Das Wörtchen „ohne“ im Programmtitel sollte man nicht mit „Sahne“ verwechseln und einen Schlager-Abend erwarten, warnt der Künstler. Zur Sicherheit liefert er als Zugabe eine kleine Geschichte, die er nur aus Lied-Zitaten von Cornelia Froboess oder Christian Anders bildet. Sprachlich ist Zingsheim ein As, jongliert wunderbar mit der Worten, die ihm im Gegenzug tolle Geschenke machten: „Zum Beispiel: Blut von kongolesischen Minenarbeitern klebt an meinen Fingern – viel besser klingt doch: Ich habe das neue iPhone in der Hand.“

Dass dieser Kabarettist, der 2015 den Förderpreis des Deutschen Kleinkunstpreises erhielt, mit seinen gerade mal 33 Jahren bereits sein viertes Soloprogramm vorlegt, zeugt von einer grandiosen Kreativität, die ihn zu faszinierenden Gedankensprüngen animiert. „Aber bitte mit ohne“ widmet sich immer wieder dem Thema Verzicht. Dabei schwankt Zingsheim zwischen ernster Ironie und bitterem Spott wie eine Nussschale auf einem windgepeitschten Ozean. Dass er dabei nicht kentert, verdankt er seiner Fähigkeit, blitzschnell auf sein Publikum zu reagieren und sein Programm elegant voranzutreiben.

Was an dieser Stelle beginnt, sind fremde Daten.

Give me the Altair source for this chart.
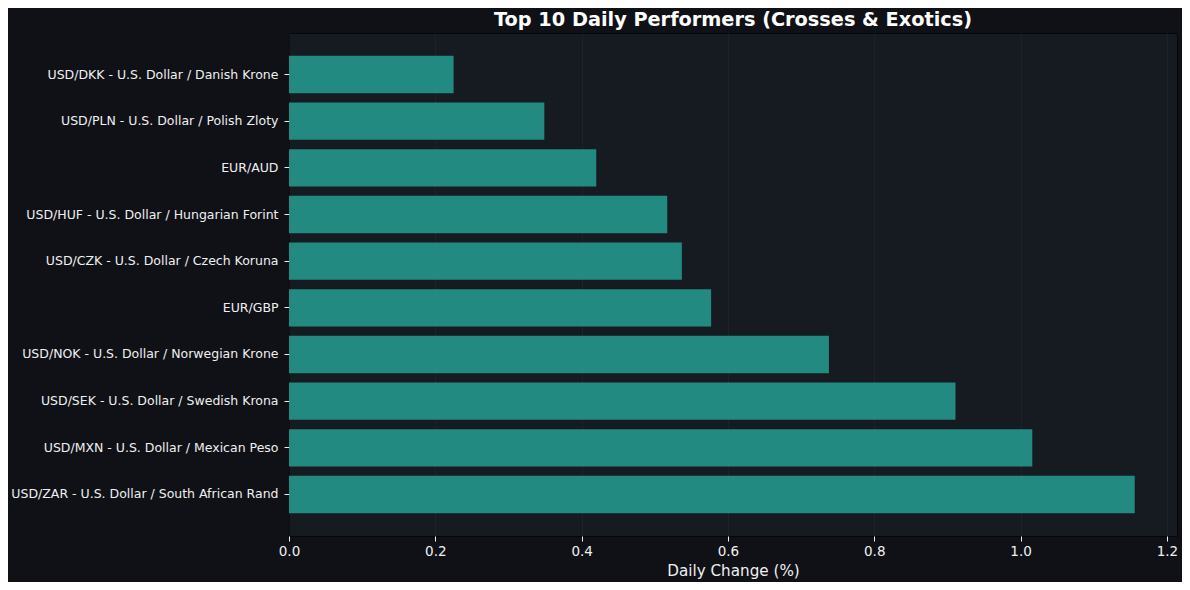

Aus was verzichten wir? Auf alles, was gerade modern ist. Und was nicht in Askese ausartet, was keine Überwindung und auch sonst nichts kostet. Genial beschreibt Zingsheim den Teufelskreis: „Bin ich zu dick, mache ich Sport. Dafür benötige ich teures Equipment, wofür ich mehr arbeiten muss. Daher habe ich weniger Freizeit und esse mehr Fastfood. Wodurch ich noch dicker werde.“ Und auf was will man nicht gerne verzichten! Auf Müll natürlich, trinkt Wasser aber aus Plastikflaschen. Zingsheim beispielsweise hat für seinen Kaffee immer eine Metalltasse dabei: „Da stelle ich dann den heißen Pappbecher rein.“

Worauf er an diesem Abend verzichtet, ist Politik, liefert allerdings in wenigen Minuten zumindest eine theoretische Tirade: „Denken Sie auf jeden Fall an Medienschelte, Sozialromantik, Eliten- und Kirchenkritik.“ Auch dieses Genre könnte er locker bedienen. Doch schöpft er lieber aus dem thematischen Füllhorn, das ihm das Leben in die Hand drückt und sinniert über Bachs Brandenburgische Konzerte oder eine Kulturgeografie deutscher Karnevalsrufe: „Aber bitte mit ohne“ ist eben alles. Und nicht ohne.